「近畿地方のある場所について」が怖すぎる

映画と同じくらいの数、小説を読むので、よく知人から推薦してもらう。

この1ヶ月、2人からこの本が怖いと薦めてもらったのが、『近畿地方のある場所について』。


小説投稿サイトのカクヨムで人気に火がつき、単行本になったのだという。

SNSで存在を知って気にもなっていたし、本屋で購入した(隣に置かれていた『変な家』と『変な絵』もその時ゲットして読んだ。僕は『変な絵』派だった。うどん派か蕎麦派かのノリで誰かと語り合いたい。あなたはどちら派?)


子どもの頃、怖いものがとにかく苦手だった。
10歳年の離れた兄はホラーが大好きで、よく見ていたし、部屋にその類の本が数冊置いてあった。

ある夜、居間でテレビにかじりつく兄の隣に座ったら、それは『リング』で、なんとちょうど貞子が井戸から出てくるタイミングだった。

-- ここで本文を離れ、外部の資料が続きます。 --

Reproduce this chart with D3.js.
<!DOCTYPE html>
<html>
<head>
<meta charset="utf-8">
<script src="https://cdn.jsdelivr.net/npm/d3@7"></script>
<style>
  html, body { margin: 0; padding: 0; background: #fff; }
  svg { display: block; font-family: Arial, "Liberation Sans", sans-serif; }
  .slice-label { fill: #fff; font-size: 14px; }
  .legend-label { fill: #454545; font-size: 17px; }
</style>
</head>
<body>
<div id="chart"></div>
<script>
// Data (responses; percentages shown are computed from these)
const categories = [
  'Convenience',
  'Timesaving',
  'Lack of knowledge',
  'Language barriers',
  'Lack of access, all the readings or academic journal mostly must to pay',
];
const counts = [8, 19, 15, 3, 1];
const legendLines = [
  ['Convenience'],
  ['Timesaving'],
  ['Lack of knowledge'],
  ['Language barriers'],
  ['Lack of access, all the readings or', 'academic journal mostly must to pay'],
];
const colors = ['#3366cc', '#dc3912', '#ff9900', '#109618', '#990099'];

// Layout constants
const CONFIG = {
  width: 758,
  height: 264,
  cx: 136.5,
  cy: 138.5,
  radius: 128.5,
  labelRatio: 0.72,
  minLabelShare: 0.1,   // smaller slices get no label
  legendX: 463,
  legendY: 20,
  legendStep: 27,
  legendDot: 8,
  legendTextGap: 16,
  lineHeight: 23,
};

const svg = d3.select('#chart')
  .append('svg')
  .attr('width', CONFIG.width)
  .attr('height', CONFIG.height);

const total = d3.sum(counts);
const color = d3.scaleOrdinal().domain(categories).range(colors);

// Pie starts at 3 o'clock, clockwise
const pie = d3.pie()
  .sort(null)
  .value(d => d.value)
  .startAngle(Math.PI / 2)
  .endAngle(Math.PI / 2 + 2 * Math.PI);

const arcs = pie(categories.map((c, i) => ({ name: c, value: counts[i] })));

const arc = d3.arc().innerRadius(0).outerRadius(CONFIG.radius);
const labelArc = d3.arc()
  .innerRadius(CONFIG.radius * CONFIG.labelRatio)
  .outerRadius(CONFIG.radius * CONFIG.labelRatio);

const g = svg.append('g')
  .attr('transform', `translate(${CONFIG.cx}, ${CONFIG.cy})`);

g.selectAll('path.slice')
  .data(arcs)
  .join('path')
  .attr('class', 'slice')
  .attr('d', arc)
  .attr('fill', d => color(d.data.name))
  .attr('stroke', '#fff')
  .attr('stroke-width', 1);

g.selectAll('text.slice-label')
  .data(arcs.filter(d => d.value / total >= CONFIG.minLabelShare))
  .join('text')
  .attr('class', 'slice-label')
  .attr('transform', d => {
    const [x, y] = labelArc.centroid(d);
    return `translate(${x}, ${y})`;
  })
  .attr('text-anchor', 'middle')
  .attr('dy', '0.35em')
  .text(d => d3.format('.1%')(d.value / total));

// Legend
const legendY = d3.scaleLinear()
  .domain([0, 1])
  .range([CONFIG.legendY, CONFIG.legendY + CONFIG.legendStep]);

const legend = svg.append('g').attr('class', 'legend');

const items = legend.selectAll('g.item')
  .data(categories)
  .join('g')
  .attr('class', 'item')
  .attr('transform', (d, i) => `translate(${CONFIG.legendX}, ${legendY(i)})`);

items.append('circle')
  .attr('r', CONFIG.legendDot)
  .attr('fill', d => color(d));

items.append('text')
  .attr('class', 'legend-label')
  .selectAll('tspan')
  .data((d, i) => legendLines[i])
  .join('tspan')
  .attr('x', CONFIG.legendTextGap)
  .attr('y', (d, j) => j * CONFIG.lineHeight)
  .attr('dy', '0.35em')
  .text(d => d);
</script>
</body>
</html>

兄は「あーあ。お前、一週間後に死ぬわ」と、8歳の僕にいとも簡単に呪いをかけた。それから一週間、僕は指折り数えて毎日を過ごした。日曜日に呪いのビデオを見た一週間後と言うのは果たして、何曜日までをさすのか。ビデオを見たその時間のことか、それとも日付が変わるまでか。あるいは植木算的なサムシングで月曜日もカウントに入るのか。油断ならないと、月曜日も生きた心地がしなかった。
火曜日になっても、安心できなかった。

その頃たしか、国語の授業で、ゾウの時間ネズミの時間という、動物の個体差によって時間は違う、みたいな話を読んだばかりだったこともあって、僕と兄における一週間は、生物学的に普通の人とずれている可能性があるのではないかとまで考えた。

とりあえずもう一週間、はらはらしながら生きて、まあ生き延びた。


映像を制作するようになり、24~26歳の頃にホラー映画をえいやっとたくさん見た。

もちろん怖いホラー映画もあるが、怖さにもパターンと言うものがあり、カット割の妙が大事なのだなとわかった。
あれほど怖かった貞子には、恐怖心を失った。
怖いというよりも、たとえば白石晃司監督の作品には面白い、黒沢清監督の作品には凄い、という感情を持つようになった。
今の僕は夜中にトイレにも行けるし、地方のうら寂しいビジネスホテルに泊まっても、最初こそギョッとするが、缶ビール一本飲めばコロッと寝れる。
ホラーに抱く恐怖心なんて、遠い過去の感情。そう思っていた。


……そんなことなかった。

『近畿地方のある場所について』
まあ怖かった。最後に袋とじの資料がついているので、なるべく紙の本で読んでいただきたい(怖いのが苦手な方には本当にお勧めしない)。

ネタばれは控えつつ、とにかくよく出来ていたと思う。
構成も良いし、ホラーネタの波状攻撃を食らうから、段々感覚が麻痺してくるというか。些細なことも怖く感じるような仕掛けになってる。

終盤、霊現象の元となる事件を突き止めていく終盤になるのだけど、結果意味のわかるような、でもわからんような気持ち悪いままの感じが絶妙で。
幽霊が手を上げたままジャンプするってのも、動きがあるから映像的だし、モキュメンタリーの面白さを活字で味わった感覚がした。

読み終えたのが、深夜3時半。僕は一人だった。
参った。鳥肌が立つほど怖い。部屋の隅っこが怖い。流し台の鏡が怖い。

ならば先述のように、缶ビールをクイッと煽って寝ようと思っても、この日に限ってはダメだった。昼に、インフルエンザの予防接種を打っていた。
医者からは、激しい運動と入浴と酒を控えろと言われたいたのだ。頼むから、『近畿地方のある場所について』も控えろと言って欲しかった。


困った僕は、この時間に起きていそうな、Y.H.さんにLINEをした。
はたして彼は奇跡的に起きていらっしゃって、ダッシュでトイレと歯磨きを済ませてベッドに潜り込み、電話をかけた。

Y.H.さんには申し訳ないことをした。90分たっぷり、付き合っていただいた。最後はビートルズの話になり、「Here comes the sun」を流しながら電話を切った。電話を切った後も、僕はそれを爆音で聴いた。
そのうち、窓の外が白み始めた。Here comes the sunである。
ありがとう、ビートルズ。ありがとう、太陽。


恐怖心を克服したと思っていたのは大きな間違いであり、ただ普段、必要以上に怖いことを考えないよう生きるのが上手になっていただけである、とを僕は悟った。

恐怖とは、見えないだけで、常に隣にある。

『近畿地方のある場所について』、お薦めです。
怖くなったら、ビートルズもね。